ROANOKE TIMES

                         Roanoke Times
                 Copyright (c) 1995, Landmark Communications, Inc.

DATE: TUESDAY, September 14, 1993                   TAG: 9311160233
SECTION: EDITORIAL                    PAGE: A4   EDITION: METRO 
SOURCE: 
DATELINE:                                 LENGTH: Medium


A PEACE PACT, AND EXCITING NEWNESS

AND SO, on the lawn of the White House Monday, it happened: After decades of enmity and war, occupation and terrorism, Israel and the Palestine Liberation Organization have signed a peace agreement. Amazing.

It's important to guard against illusions regarding the event's significance. The agreement itself lauches limited self-rule only in the Gaza Strip and the West Bank town of Jericho. The fate of other territories in dispute, which are far less amenable to concessions from either side, has yet to be decided. (Indeed, Israel will be happy to be rid of Gaza, no matter where peace talks go from here. The West Bank is another matter, complicated to say the least by the Israeli settlements there. And this is not to mention Jerusalem.)

Moreover, the authority and ability of both the PLO and the current Israeli government to sustain progress and push peace through are hardly givens. Yasir Arafat's leadership is under challenge by hard-line rejectionists and Muslim fundamentalists. (Indeed, one factor making an agreement possible was the Israeli leadership's realization that the PLO is better than the alternatives, and was on the verge of collapse.

With its Soviet backers gone, and funding from Arab oil sheiks dried up because Arafat supported Iraq during the Gulf War, the PLO was rescued from oblivion by Israel's diplomatic gamble.)

Israel, too, is conflicted about peace with Palestinians. The Labor Party does not enjoy a commanding position in Israeli politics. (Indeed, another reason for Monday's agreement was U.S. interference, for lack of a better word, in Israel's domestic affairs. As the Brookings Institution scholar William Quandt notes in the Washington Post, President Bush did not want to help the government of Yitzhak Shamir by providing $10 billion in loan guarantees as the 1992 elections approached. Bush's refusal hurt Shamir, and it's difficult to imagine the latter, had he won re-election, doing what Yitzhak Rabin and Shimon Peres have done.)

Extremists among both Arabs and Israelis will try their worst to sabotage the peace process, and their chances shouldn't be minimized.

Even so, there is no question that Monday's signing ceremony represented a huge breakthrough. There is cause now to hope for a clearing of the way for Palestinian autonomy over much of the territory taken by Israel in the 1967 war (along the rough lines worked out in the Camp David accords of 1978). There is cause to hope, too, that the momentum for peace will push Syria, the crucial holdout now, into recognizing Israel and coming to a settlement of their disputes.

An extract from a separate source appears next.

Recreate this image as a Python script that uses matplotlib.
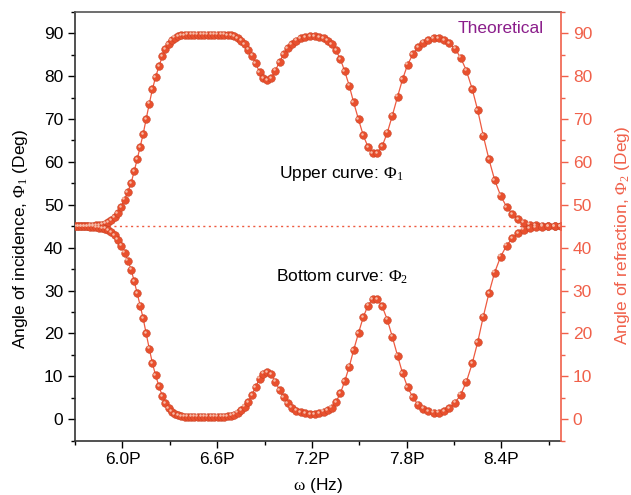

Courage often is associated with behavior on the battlefield, but it is an attribute of peacemakers as well. As President Clinton has observed, the PLO- Israel agreement is "a very brave and courageous thing." It takes its place, with Egyptian President Anwar Sadat's stunning visit to Jerusalem in 1977, as a history-altering mind-bending event that opens new possibilities, engineered by brave visionaries.

Far more credit goes to the Bush administration for setting up these peace talks, to Norway for facilitating the final, secret negotiations, and to the Israeli and Palestinian leaders who forged the deal, than to the Clinton administration, which played little if any role in the past few months.

But there is a reason why Monday's signing ceremony took place where it did. The parties to the pact must depend on the United States and other nations to work hard, and shell out, to ensure that the settlement takes hold and peace spreads in the Middle East.

Great difficulties still have to be overcome, and great perseverence and patience shown to win the day against the rigid and the hateful. But when sworn enemies shake hands and commit themselves to peace, as they did on the White House lawn yesterday, a newness can be felt in the air, and the unimaginable becomes imaginable.